Saturday, November 13, 2004

Improbably True

Recently the Wizard of Odds tried to explain a poker problem with a curious tidbit. Suppose you know two women, A and B, who each have exactly two children. Woman A says "I have at least one son," while Woman B says "I have a child named Jacob." It turns out that there is about a 67% chance that Woman A has a son and a daughter, and a 33% chance that she has two sons. Conversely, there is a 50% chance that Woman B has a son and a daughter, and a 50% chance that she has two sons. How could this be? It seems like "I have a child named Jacob" gives you the same information as "I have at least one son." The wizard tries to explain that the distinction somehow relies on the words "at least," but this doesn't seem especially satisfactory.

I've spent some time puzzling through this result, and I think I can explain it a little more clearly. First, you have to understand how it is that Woman A has a 67% chance of having a son and a daughter. If we ignore details such as identical twins and the fact that there are about 106 boys born for every 100 girls, and the odd case of transgendered children, we find that there are four equally likely combinations of children for woman A:

1. Two girls
2. An older girl and a younger boy
3. An older boy and a younger girl
4. Two boys

Three of these four possibilities are allowed by the statement "I have at least one son." In two of these three equally likely cases Woman A also has a daughter, leaving a 67% chance that Woman A has a son and a daughter.

This is actually misstating things a little bit. There is 100% chance that any real Woman A has exactly the children that Woman A has. More precisely, we are stating that if you had a geneological database of sufficiently large size, and selected from that database all women with exactly two children, and then from that list, selected only those who could truthfully say "I have at least one son," you would find that about 2/3 of those women thus selected would have one son and one daughter.

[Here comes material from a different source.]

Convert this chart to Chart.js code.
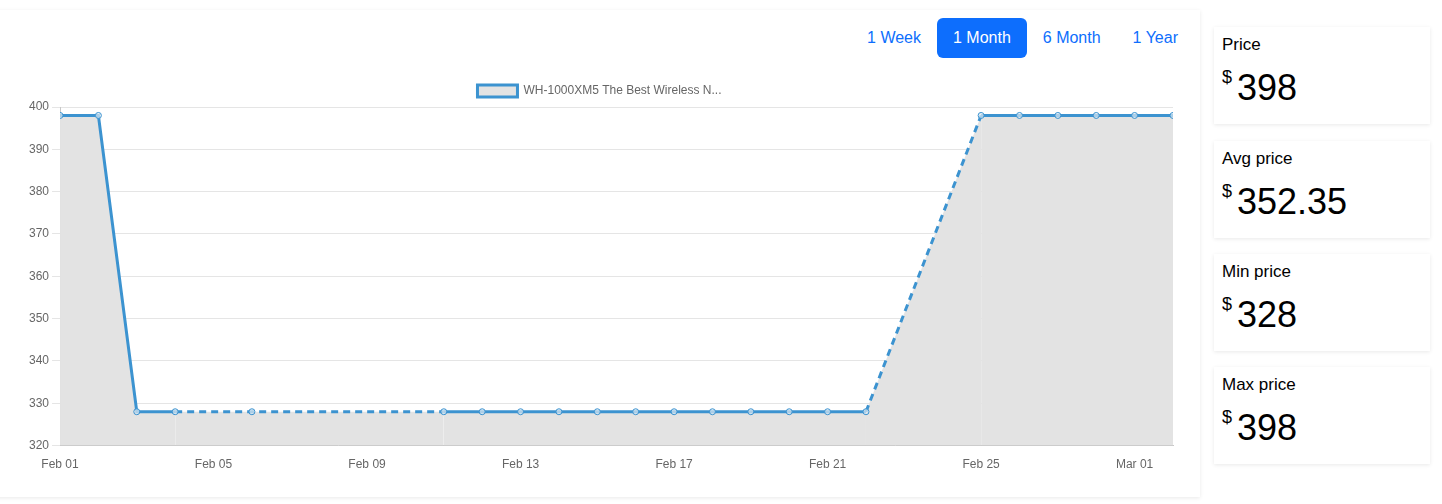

Let's look at Woman B's case, now. We think that the statement "I have a child named Jacob" is equivalent to "at least one of my children is a boy." We are, of course, assuming that the number of girls named Jacob is vanishingly small. The curious thing is that if we went through our same database and selected all the women who have exactly two children, and from those, the number who have a son named Jacob, we will find that about half of them have one son and one daughter, and about half of them have two sons. The reason for this is that each boy has roughly an equal probability of being named Jacob. We ignore the fact that it is unlikely that a woman would name two sons Jacob, although this does slightly skew the results.

Basically, a woman with two sons is twice as likely to have a son named Jacob as a woman with only one son. So, if we start with our set of possible candidates for Woman A, in which 2/3 of the entries have a son and a daughter, and randomly assign names to all the sons in that set, the women in that set who have two sons are twice as likely to have a son named Jacob as the women with only one son. So, if the probability that a boy is named Jacob is X, we have 2X*1/3 as the probability that Woman B has 2 sons, and 1X*2/3 that Woman B has a son and a daughter. These values are both X*2/3, meaning that they are approximately equal. 50% of the set of candidate Woman Bs have two sons.

I hope this clears up some of the confusion.